-- BEGIN Data for the task --
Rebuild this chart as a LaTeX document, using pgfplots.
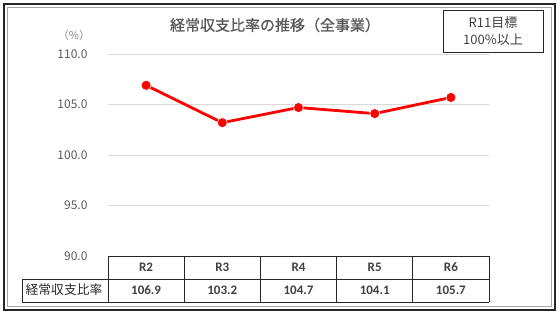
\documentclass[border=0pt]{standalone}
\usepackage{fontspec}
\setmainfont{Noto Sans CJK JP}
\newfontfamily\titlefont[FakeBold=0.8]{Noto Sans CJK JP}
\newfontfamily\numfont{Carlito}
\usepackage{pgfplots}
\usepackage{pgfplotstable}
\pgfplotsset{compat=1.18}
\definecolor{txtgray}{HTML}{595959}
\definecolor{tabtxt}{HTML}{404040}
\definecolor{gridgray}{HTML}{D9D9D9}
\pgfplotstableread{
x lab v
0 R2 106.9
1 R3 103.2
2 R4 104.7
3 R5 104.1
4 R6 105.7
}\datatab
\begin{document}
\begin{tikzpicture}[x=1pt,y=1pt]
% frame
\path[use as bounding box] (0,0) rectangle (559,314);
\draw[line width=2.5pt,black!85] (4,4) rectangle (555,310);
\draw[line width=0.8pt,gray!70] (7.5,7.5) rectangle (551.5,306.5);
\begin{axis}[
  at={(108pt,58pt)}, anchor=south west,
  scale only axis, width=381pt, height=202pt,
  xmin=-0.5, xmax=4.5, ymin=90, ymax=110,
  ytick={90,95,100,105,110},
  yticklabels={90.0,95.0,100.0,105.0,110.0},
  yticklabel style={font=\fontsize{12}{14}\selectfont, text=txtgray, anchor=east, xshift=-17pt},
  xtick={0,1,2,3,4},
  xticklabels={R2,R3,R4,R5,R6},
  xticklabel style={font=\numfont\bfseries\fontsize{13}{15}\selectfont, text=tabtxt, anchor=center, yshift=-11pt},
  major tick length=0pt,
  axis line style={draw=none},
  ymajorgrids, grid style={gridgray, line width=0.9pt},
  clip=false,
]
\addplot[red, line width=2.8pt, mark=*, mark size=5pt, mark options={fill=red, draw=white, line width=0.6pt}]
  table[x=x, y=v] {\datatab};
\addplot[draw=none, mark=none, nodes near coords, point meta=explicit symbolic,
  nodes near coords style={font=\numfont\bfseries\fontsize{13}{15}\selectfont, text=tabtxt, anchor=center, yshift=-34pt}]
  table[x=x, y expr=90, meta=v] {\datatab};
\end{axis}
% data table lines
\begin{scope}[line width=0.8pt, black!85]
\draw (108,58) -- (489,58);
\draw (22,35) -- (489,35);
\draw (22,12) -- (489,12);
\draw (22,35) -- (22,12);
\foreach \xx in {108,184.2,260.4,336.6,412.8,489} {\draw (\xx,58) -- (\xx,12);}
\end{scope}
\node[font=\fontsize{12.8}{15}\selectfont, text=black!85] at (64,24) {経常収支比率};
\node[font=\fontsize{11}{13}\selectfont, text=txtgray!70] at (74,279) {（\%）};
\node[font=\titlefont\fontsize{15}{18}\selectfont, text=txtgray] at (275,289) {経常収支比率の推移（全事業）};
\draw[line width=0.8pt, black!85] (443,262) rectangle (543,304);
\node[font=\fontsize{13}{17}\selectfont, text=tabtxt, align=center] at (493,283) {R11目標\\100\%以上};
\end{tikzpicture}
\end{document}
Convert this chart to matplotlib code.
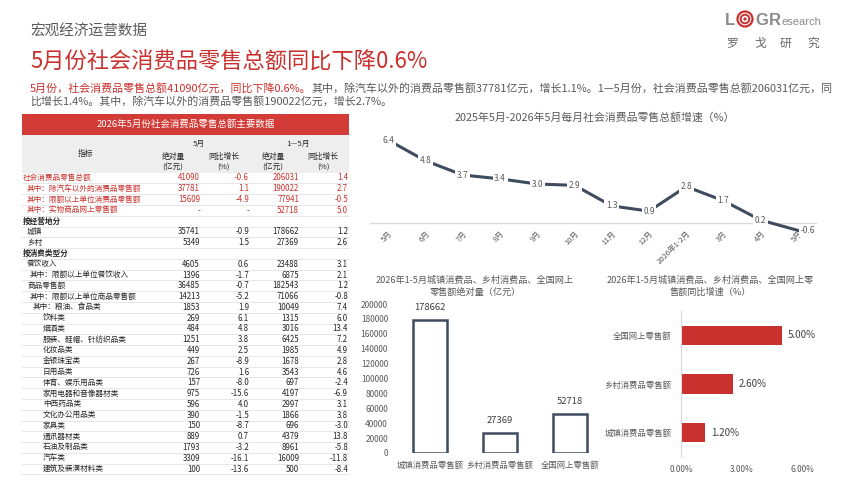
-- END Data for the task --
■ Work to complete
Reproduce the records above exactly, leaving out every picture they contain.

■ Solved exercise
Rebuild this chart as a LaTeX document, using pgfplots.
\documentclass[border=0pt]{standalone}
\usepackage{fontspec}
\setmainfont{Noto Sans CJK JP}
\newfontfamily\titlefont[FakeBold=0.8]{Noto Sans CJK JP}
\newfontfamily\numfont{Carlito}
\usepackage{pgfplots}
\usepackage{pgfplotstable}
\pgfplotsset{compat=1.18}
\definecolor{txtgray}{HTML}{595959}
\definecolor{tabtxt}{HTML}{404040}
\definecolor{gridgray}{HTML}{D9D9D9}
\pgfplotstableread{
x lab v
0 R2 106.9
1 R3 103.2
2 R4 104.7
3 R5 104.1
4 R6 105.7
}\datatab
\begin{document}
\begin{tikzpicture}[x=1pt,y=1pt]
% frame
\path[use as bounding box] (0,0) rectangle (559,314);
\draw[line width=2.5pt,black!85] (4,4) rectangle (555,310);
\draw[line width=0.8pt,gray!70] (7.5,7.5) rectangle (551.5,306.5);
\begin{axis}[
  at={(108pt,58pt)}, anchor=south west,
  scale only axis, width=381pt, height=202pt,
  xmin=-0.5, xmax=4.5, ymin=90, ymax=110,
  ytick={90,95,100,105,110},
  yticklabels={90.0,95.0,100.0,105.0,110.0},
  yticklabel style={font=\fontsize{12}{14}\selectfont, text=txtgray, anchor=east, xshift=-17pt},
  xtick={0,1,2,3,4},
  xticklabels={R2,R3,R4,R5,R6},
  xticklabel style={font=\numfont\bfseries\fontsize{13}{15}\selectfont, text=tabtxt, anchor=center, yshift=-11pt},
  major tick length=0pt,
  axis line style={draw=none},
  ymajorgrids, grid style={gridgray, line width=0.9pt},
  clip=false,
]
\addplot[red, line width=2.8pt, mark=*, mark size=5pt, mark options={fill=red, draw=white, line width=0.6pt}]
  table[x=x, y=v] {\datatab};
\addplot[draw=none, mark=none, nodes near coords, point meta=explicit symbolic,
  nodes near coords style={font=\numfont\bfseries\fontsize{13}{15}\selectfont, text=tabtxt, anchor=center, yshift=-34pt}]
  table[x=x, y expr=90, meta=v] {\datatab};
\end{axis}
% data table lines
\begin{scope}[line width=0.8pt, black!85]
\draw (108,58) -- (489,58);
\draw (22,35) -- (489,35);
\draw (22,12) -- (489,12);
\draw (22,35) -- (22,12);
\foreach \xx in {108,184.2,260.4,336.6,412.8,489} {\draw (\xx,58) -- (\xx,12);}
\end{scope}
\node[font=\fontsize{12.8}{15}\selectfont, text=black!85] at (64,24) {経常収支比率};
\node[font=\fontsize{11}{13}\selectfont, text=txtgray!70] at (74,279) {（\%）};
\node[font=\titlefont\fontsize{15}{18}\selectfont, text=txtgray] at (275,289) {経常収支比率の推移（全事業）};
\draw[line width=0.8pt, black!85] (443,262) rectangle (543,304);
\node[font=\fontsize{13}{17}\selectfont, text=tabtxt, align=center] at (493,283) {R11目標\\100\%以上};
\end{tikzpicture}
\end{document}
Convert this chart to matplotlib code.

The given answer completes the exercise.